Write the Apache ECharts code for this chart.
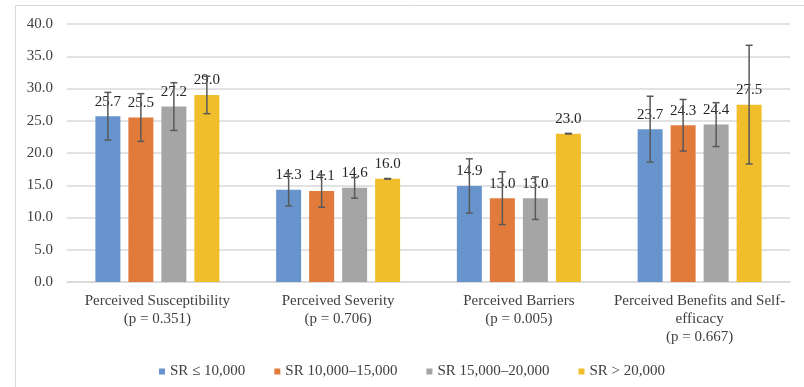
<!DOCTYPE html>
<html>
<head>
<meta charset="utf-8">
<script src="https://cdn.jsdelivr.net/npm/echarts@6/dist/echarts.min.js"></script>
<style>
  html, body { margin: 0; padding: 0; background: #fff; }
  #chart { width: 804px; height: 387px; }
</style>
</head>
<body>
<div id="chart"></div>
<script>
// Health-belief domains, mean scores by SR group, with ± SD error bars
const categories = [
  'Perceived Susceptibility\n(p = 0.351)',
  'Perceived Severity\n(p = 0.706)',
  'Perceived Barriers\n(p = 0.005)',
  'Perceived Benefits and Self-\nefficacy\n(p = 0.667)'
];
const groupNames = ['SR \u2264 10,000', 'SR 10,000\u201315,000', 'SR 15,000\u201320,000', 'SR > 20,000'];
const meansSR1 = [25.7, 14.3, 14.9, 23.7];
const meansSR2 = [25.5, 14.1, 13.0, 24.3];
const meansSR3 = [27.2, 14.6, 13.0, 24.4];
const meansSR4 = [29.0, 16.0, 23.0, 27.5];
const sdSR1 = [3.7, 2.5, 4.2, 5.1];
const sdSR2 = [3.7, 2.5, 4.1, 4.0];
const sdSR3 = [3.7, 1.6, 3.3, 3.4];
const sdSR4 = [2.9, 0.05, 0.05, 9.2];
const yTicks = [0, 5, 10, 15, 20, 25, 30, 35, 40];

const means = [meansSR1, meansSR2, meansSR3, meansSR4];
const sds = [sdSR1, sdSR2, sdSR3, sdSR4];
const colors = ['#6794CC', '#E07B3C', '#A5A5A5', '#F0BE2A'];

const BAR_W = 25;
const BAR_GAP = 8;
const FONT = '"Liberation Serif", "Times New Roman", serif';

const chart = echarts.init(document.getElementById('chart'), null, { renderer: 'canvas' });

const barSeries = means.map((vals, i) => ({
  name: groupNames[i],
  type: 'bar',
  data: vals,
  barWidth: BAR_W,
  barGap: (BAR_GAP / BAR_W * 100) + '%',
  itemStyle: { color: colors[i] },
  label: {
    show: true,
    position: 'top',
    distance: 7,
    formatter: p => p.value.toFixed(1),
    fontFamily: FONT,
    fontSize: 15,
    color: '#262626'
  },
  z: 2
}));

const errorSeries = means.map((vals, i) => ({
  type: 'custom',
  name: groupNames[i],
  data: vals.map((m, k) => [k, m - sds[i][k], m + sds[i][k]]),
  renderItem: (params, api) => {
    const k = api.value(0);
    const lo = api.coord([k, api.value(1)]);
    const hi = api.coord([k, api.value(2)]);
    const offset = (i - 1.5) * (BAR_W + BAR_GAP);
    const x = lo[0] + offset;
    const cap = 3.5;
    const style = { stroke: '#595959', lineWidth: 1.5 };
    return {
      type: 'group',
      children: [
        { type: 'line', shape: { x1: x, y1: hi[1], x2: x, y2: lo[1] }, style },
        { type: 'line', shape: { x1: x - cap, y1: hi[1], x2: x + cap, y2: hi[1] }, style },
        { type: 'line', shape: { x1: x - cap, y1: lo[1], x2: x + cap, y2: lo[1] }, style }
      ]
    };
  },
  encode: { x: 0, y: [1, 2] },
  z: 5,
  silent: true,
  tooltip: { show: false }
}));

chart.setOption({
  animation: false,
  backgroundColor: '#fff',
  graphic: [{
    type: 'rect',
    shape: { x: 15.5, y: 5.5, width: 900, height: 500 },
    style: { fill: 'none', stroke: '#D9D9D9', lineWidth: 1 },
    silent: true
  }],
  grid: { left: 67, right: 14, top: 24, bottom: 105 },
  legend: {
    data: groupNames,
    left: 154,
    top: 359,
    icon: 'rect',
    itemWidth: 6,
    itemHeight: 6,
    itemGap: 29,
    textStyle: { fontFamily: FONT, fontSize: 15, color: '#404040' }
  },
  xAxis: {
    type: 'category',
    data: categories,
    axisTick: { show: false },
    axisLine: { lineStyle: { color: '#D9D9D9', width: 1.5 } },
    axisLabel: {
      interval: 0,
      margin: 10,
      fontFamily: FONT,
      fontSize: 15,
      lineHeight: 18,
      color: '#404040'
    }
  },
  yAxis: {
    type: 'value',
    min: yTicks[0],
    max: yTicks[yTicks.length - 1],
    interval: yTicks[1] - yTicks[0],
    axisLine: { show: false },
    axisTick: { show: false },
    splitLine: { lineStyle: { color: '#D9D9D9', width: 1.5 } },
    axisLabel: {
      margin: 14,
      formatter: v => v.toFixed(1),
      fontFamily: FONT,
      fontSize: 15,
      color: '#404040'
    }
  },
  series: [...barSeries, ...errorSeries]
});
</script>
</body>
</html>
###
INSTRUCTIONS TO FOLLOW:
Reproduce the data word for word, excluding its pictures.

RESPONSE TO THE EXERCISE:
Write the Apache ECharts code for this chart.
<!DOCTYPE html>
<html>
<head>
<meta charset="utf-8">
<script src="https://cdn.jsdelivr.net/npm/echarts@6/dist/echarts.min.js"></script>
<style>
  html, body { margin: 0; padding: 0; background: #fff; }
  #chart { width: 804px; height: 387px; }
</style>
</head>
<body>
<div id="chart"></div>
<script>
// Health-belief domains, mean scores by SR group, with ± SD error bars
const categories = [
  'Perceived Susceptibility\n(p = 0.351)',
  'Perceived Severity\n(p = 0.706)',
  'Perceived Barriers\n(p = 0.005)',
  'Perceived Benefits and Self-\nefficacy\n(p = 0.667)'
];
const groupNames = ['SR \u2264 10,000', 'SR 10,000\u201315,000', 'SR 15,000\u201320,000', 'SR > 20,000'];
const meansSR1 = [25.7, 14.3, 14.9, 23.7];
const meansSR2 = [25.5, 14.1, 13.0, 24.3];
const meansSR3 = [27.2, 14.6, 13.0, 24.4];
const meansSR4 = [29.0, 16.0, 23.0, 27.5];
const sdSR1 = [3.7, 2.5, 4.2, 5.1];
const sdSR2 = [3.7, 2.5, 4.1, 4.0];
const sdSR3 = [3.7, 1.6, 3.3, 3.4];
const sdSR4 = [2.9, 0.05, 0.05, 9.2];
const yTicks = [0, 5, 10, 15, 20, 25, 30, 35, 40];

const means = [meansSR1, meansSR2, meansSR3, meansSR4];
const sds = [sdSR1, sdSR2, sdSR3, sdSR4];
const colors = ['#6794CC', '#E07B3C', '#A5A5A5', '#F0BE2A'];

const BAR_W = 25;
const BAR_GAP = 8;
const FONT = '"Liberation Serif", "Times New Roman", serif';

const chart = echarts.init(document.getElementById('chart'), null, { renderer: 'canvas' });

const barSeries = means.map((vals, i) => ({
  name: groupNames[i],
  type: 'bar',
  data: vals,
  barWidth: BAR_W,
  barGap: (BAR_GAP / BAR_W * 100) + '%',
  itemStyle: { color: colors[i] },
  label: {
    show: true,
    position: 'top',
    distance: 7,
    formatter: p => p.value.toFixed(1),
    fontFamily: FONT,
    fontSize: 15,
    color: '#262626'
  },
  z: 2
}));

const errorSeries = means.map((vals, i) => ({
  type: 'custom',
  name: groupNames[i],
  data: vals.map((m, k) => [k, m - sds[i][k], m + sds[i][k]]),
  renderItem: (params, api) => {
    const k = api.value(0);
    const lo = api.coord([k, api.value(1)]);
    const hi = api.coord([k, api.value(2)]);
    const offset = (i - 1.5) * (BAR_W + BAR_GAP);
    const x = lo[0] + offset;
    const cap = 3.5;
    const style = { stroke: '#595959', lineWidth: 1.5 };
    return {
      type: 'group',
      children: [
        { type: 'line', shape: { x1: x, y1: hi[1], x2: x, y2: lo[1] }, style },
        { type: 'line', shape: { x1: x - cap, y1: hi[1], x2: x + cap, y2: hi[1] }, style },
        { type: 'line', shape: { x1: x - cap, y1: lo[1], x2: x + cap, y2: lo[1] }, style }
      ]
    };
  },
  encode: { x: 0, y: [1, 2] },
  z: 5,
  silent: true,
  tooltip: { show: false }
}));

chart.setOption({
  animation: false,
  backgroundColor: '#fff',
  graphic: [{
    type: 'rect',
    shape: { x: 15.5, y: 5.5, width: 900, height: 500 },
    style: { fill: 'none', stroke: '#D9D9D9', lineWidth: 1 },
    silent: true
  }],
  grid: { left: 67, right: 14, top: 24, bottom: 105 },
  legend: {
    data: groupNames,
    left: 154,
    top: 359,
    icon: 'rect',
    itemWidth: 6,
    itemHeight: 6,
    itemGap: 29,
    textStyle: { fontFamily: FONT, fontSize: 15, color: '#404040' }
  },
  xAxis: {
    type: 'category',
    data: categories,
    axisTick: { show: false },
    axisLine: { lineStyle: { color: '#D9D9D9', width: 1.5 } },
    axisLabel: {
      interval: 0,
      margin: 10,
      fontFamily: FONT,
      fontSize: 15,
      lineHeight: 18,
      color: '#404040'
    }
  },
  yAxis: {
    type: 'value',
    min: yTicks[0],
    max: yTicks[yTicks.length - 1],
    interval: yTicks[1] - yTicks[0],
    axisLine: { show: false },
    axisTick: { show: false },
    splitLine: { lineStyle: { color: '#D9D9D9', width: 1.5 } },
    axisLabel: {
      margin: 14,
      formatter: v => v.toFixed(1),
      fontFamily: FONT,
      fontSize: 15,
      color: '#404040'
    }
  },
  series: [...barSeries, ...errorSeries]
});
</script>
</body>
</html>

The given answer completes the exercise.